BEGIN Data

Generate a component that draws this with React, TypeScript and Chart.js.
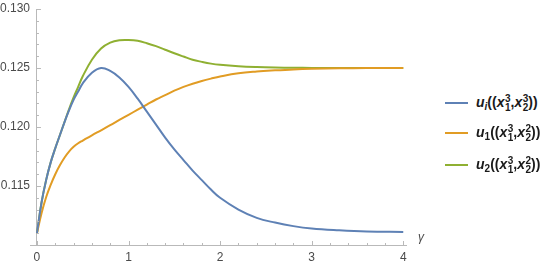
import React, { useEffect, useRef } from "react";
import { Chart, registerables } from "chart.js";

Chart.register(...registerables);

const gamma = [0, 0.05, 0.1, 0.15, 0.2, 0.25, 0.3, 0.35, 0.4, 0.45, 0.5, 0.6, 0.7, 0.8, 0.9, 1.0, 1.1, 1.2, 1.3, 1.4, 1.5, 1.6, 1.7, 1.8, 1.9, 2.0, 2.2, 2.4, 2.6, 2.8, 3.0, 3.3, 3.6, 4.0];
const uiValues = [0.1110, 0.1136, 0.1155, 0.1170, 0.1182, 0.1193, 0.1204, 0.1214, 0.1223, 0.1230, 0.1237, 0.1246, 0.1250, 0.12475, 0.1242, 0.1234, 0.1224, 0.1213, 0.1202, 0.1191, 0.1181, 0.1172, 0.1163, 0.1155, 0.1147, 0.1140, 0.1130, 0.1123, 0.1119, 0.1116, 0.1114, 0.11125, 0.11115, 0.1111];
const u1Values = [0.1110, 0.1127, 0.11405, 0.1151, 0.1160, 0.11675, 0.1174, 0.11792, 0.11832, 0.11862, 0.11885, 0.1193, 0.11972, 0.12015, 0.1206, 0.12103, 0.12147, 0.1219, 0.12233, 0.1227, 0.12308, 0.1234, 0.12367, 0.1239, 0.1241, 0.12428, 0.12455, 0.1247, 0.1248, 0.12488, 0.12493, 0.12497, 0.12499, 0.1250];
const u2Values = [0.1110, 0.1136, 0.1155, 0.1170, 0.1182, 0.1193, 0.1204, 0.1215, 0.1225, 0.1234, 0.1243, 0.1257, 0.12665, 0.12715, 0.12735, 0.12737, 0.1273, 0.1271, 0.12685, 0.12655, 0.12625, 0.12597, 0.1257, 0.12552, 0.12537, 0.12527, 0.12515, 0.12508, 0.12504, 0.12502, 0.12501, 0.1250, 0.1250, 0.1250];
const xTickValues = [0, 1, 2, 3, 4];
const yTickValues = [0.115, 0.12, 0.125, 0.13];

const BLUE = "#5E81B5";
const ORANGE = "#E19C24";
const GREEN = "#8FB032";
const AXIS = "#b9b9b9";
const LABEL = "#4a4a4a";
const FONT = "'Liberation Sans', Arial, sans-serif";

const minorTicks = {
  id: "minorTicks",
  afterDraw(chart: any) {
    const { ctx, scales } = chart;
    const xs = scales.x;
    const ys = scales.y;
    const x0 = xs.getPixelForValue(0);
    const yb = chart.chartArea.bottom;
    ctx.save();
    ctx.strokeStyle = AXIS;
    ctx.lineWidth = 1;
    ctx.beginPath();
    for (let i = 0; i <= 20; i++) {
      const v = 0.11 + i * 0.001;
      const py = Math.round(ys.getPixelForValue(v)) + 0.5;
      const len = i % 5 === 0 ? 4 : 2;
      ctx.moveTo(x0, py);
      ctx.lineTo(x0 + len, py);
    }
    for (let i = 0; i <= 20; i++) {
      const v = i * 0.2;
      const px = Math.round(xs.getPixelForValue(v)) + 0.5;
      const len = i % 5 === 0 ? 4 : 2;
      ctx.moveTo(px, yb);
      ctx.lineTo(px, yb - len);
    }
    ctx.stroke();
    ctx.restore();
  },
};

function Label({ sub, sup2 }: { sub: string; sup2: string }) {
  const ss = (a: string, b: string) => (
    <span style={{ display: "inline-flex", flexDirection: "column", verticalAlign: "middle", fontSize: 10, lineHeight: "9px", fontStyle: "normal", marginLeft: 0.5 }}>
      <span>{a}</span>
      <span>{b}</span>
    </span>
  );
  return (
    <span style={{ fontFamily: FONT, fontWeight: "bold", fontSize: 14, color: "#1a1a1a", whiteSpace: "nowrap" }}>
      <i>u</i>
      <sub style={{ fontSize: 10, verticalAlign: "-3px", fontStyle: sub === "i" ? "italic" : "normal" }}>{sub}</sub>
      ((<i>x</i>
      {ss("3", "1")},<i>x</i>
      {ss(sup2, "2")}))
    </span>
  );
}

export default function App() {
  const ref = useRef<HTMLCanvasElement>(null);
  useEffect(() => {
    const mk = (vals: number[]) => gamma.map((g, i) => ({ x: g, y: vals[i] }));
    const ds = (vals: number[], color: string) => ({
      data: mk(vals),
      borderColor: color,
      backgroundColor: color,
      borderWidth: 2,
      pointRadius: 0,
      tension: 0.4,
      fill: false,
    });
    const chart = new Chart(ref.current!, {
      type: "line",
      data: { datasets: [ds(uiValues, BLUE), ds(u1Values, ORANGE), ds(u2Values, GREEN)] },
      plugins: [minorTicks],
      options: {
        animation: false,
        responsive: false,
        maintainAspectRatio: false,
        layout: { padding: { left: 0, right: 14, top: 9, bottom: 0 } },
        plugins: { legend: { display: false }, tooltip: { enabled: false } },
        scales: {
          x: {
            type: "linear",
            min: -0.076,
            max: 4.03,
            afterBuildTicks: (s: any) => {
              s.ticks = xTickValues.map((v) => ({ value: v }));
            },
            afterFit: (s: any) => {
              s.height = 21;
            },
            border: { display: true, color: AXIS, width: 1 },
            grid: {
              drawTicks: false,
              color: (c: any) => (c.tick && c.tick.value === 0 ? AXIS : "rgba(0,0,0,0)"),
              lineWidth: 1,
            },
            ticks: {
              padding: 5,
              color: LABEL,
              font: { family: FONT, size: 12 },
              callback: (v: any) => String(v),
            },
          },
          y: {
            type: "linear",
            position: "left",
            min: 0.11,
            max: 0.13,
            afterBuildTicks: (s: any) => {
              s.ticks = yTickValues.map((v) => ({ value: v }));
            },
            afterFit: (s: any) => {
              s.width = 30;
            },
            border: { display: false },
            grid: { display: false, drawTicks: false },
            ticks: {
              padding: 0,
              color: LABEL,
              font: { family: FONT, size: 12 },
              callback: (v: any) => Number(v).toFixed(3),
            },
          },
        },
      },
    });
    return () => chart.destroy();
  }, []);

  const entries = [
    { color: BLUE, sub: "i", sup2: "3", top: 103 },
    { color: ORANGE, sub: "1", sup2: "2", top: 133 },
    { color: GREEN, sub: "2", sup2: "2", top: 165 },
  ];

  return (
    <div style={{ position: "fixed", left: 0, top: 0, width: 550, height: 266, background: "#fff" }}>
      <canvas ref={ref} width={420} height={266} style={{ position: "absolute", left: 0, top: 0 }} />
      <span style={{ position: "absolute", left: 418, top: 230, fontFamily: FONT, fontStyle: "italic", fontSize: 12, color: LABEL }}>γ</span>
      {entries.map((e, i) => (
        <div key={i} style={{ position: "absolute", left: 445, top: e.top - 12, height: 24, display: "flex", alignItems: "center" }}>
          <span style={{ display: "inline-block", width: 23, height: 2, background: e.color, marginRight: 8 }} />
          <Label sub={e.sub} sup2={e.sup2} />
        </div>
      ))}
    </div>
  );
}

END Data

# What you need to do
Without the pictures, write out all of the material exactly.

# Solved exercise
Generate a component that draws this with React, TypeScript and Chart.js.
import React, { useEffect, useRef } from "react";
import { Chart, registerables } from "chart.js";

Chart.register(...registerables);

const gamma = [0, 0.05, 0.1, 0.15, 0.2, 0.25, 0.3, 0.35, 0.4, 0.45, 0.5, 0.6, 0.7, 0.8, 0.9, 1.0, 1.1, 1.2, 1.3, 1.4, 1.5, 1.6, 1.7, 1.8, 1.9, 2.0, 2.2, 2.4, 2.6, 2.8, 3.0, 3.3, 3.6, 4.0];
const uiValues = [0.1110, 0.1136, 0.1155, 0.1170, 0.1182, 0.1193, 0.1204, 0.1214, 0.1223, 0.1230, 0.1237, 0.1246, 0.1250, 0.12475, 0.1242, 0.1234, 0.1224, 0.1213, 0.1202, 0.1191, 0.1181, 0.1172, 0.1163, 0.1155, 0.1147, 0.1140, 0.1130, 0.1123, 0.1119, 0.1116, 0.1114, 0.11125, 0.11115, 0.1111];
const u1Values = [0.1110, 0.1127, 0.11405, 0.1151, 0.1160, 0.11675, 0.1174, 0.11792, 0.11832, 0.11862, 0.11885, 0.1193, 0.11972, 0.12015, 0.1206, 0.12103, 0.12147, 0.1219, 0.12233, 0.1227, 0.12308, 0.1234, 0.12367, 0.1239, 0.1241, 0.12428, 0.12455, 0.1247, 0.1248, 0.12488, 0.12493, 0.12497, 0.12499, 0.1250];
const u2Values = [0.1110, 0.1136, 0.1155, 0.1170, 0.1182, 0.1193, 0.1204, 0.1215, 0.1225, 0.1234, 0.1243, 0.1257, 0.12665, 0.12715, 0.12735, 0.12737, 0.1273, 0.1271, 0.12685, 0.12655, 0.12625, 0.12597, 0.1257, 0.12552, 0.12537, 0.12527, 0.12515, 0.12508, 0.12504, 0.12502, 0.12501, 0.1250, 0.1250, 0.1250];
const xTickValues = [0, 1, 2, 3, 4];
const yTickValues = [0.115, 0.12, 0.125, 0.13];

const BLUE = "#5E81B5";
const ORANGE = "#E19C24";
const GREEN = "#8FB032";
const AXIS = "#b9b9b9";
const LABEL = "#4a4a4a";
const FONT = "'Liberation Sans', Arial, sans-serif";

const minorTicks = {
  id: "minorTicks",
  afterDraw(chart: any) {
    const { ctx, scales } = chart;
    const xs = scales.x;
    const ys = scales.y;
    const x0 = xs.getPixelForValue(0);
    const yb = chart.chartArea.bottom;
    ctx.save();
    ctx.strokeStyle = AXIS;
    ctx.lineWidth = 1;
    ctx.beginPath();
    for (let i = 0; i <= 20; i++) {
      const v = 0.11 + i * 0.001;
      const py = Math.round(ys.getPixelForValue(v)) + 0.5;
      const len = i % 5 === 0 ? 4 : 2;
      ctx.moveTo(x0, py);
      ctx.lineTo(x0 + len, py);
    }
    for (let i = 0; i <= 20; i++) {
      const v = i * 0.2;
      const px = Math.round(xs.getPixelForValue(v)) + 0.5;
      const len = i % 5 === 0 ? 4 : 2;
      ctx.moveTo(px, yb);
      ctx.lineTo(px, yb - len);
    }
    ctx.stroke();
    ctx.restore();
  },
};

function Label({ sub, sup2 }: { sub: string; sup2: string }) {
  const ss = (a: string, b: string) => (
    <span style={{ display: "inline-flex", flexDirection: "column", verticalAlign: "middle", fontSize: 10, lineHeight: "9px", fontStyle: "normal", marginLeft: 0.5 }}>
      <span>{a}</span>
      <span>{b}</span>
    </span>
  );
  return (
    <span style={{ fontFamily: FONT, fontWeight: "bold", fontSize: 14, color: "#1a1a1a", whiteSpace: "nowrap" }}>
      <i>u</i>
      <sub style={{ fontSize: 10, verticalAlign: "-3px", fontStyle: sub === "i" ? "italic" : "normal" }}>{sub}</sub>
      ((<i>x</i>
      {ss("3", "1")},<i>x</i>
      {ss(sup2, "2")}))
    </span>
  );
}

export default function App() {
  const ref = useRef<HTMLCanvasElement>(null);
  useEffect(() => {
    const mk = (vals: number[]) => gamma.map((g, i) => ({ x: g, y: vals[i] }));
    const ds = (vals: number[], color: string) => ({
      data: mk(vals),
      borderColor: color,
      backgroundColor: color,
      borderWidth: 2,
      pointRadius: 0,
      tension: 0.4,
      fill: false,
    });
    const chart = new Chart(ref.current!, {
      type: "line",
      data: { datasets: [ds(uiValues, BLUE), ds(u1Values, ORANGE), ds(u2Values, GREEN)] },
      plugins: [minorTicks],
      options: {
        animation: false,
        responsive: false,
        maintainAspectRatio: false,
        layout: { padding: { left: 0, right: 14, top: 9, bottom: 0 } },
        plugins: { legend: { display: false }, tooltip: { enabled: false } },
        scales: {
          x: {
            type: "linear",
            min: -0.076,
            max: 4.03,
            afterBuildTicks: (s: any) => {
              s.ticks = xTickValues.map((v) => ({ value: v }));
            },
            afterFit: (s: any) => {
              s.height = 21;
            },
            border: { display: true, color: AXIS, width: 1 },
            grid: {
              drawTicks: false,
              color: (c: any) => (c.tick && c.tick.value === 0 ? AXIS : "rgba(0,0,0,0)"),
              lineWidth: 1,
            },
            ticks: {
              padding: 5,
              color: LABEL,
              font: { family: FONT, size: 12 },
              callback: (v: any) => String(v),
            },
          },
          y: {
            type: "linear",
            position: "left",
            min: 0.11,
            max: 0.13,
            afterBuildTicks: (s: any) => {
              s.ticks = yTickValues.map((v) => ({ value: v }));
            },
            afterFit: (s: any) => {
              s.width = 30;
            },
            border: { display: false },
            grid: { display: false, drawTicks: false },
            ticks: {
              padding: 0,
              color: LABEL,
              font: { family: FONT, size: 12 },
              callback: (v: any) => Number(v).toFixed(3),
            },
          },
        },
      },
    });
    return () => chart.destroy();
  }, []);

  const entries = [
    { color: BLUE, sub: "i", sup2: "3", top: 103 },
    { color: ORANGE, sub: "1", sup2: "2", top: 133 },
    { color: GREEN, sub: "2", sup2: "2", top: 165 },
  ];

  return (
    <div style={{ position: "fixed", left: 0, top: 0, width: 550, height: 266, background: "#fff" }}>
      <canvas ref={ref} width={420} height={266} style={{ position: "absolute", left: 0, top: 0 }} />
      <span style={{ position: "absolute", left: 418, top: 230, fontFamily: FONT, fontStyle: "italic", fontSize: 12, color: LABEL }}>γ</span>
      {entries.map((e, i) => (
        <div key={i} style={{ position: "absolute", left: 445, top: e.top - 12, height: 24, display: "flex", alignItems: "center" }}>
          <span style={{ display: "inline-block", width: 23, height: 2, background: e.color, marginRight: 8 }} />
          <Label sub={e.sub} sup2={e.sup2} />
        </div>
      ))}
    </div>
  );
}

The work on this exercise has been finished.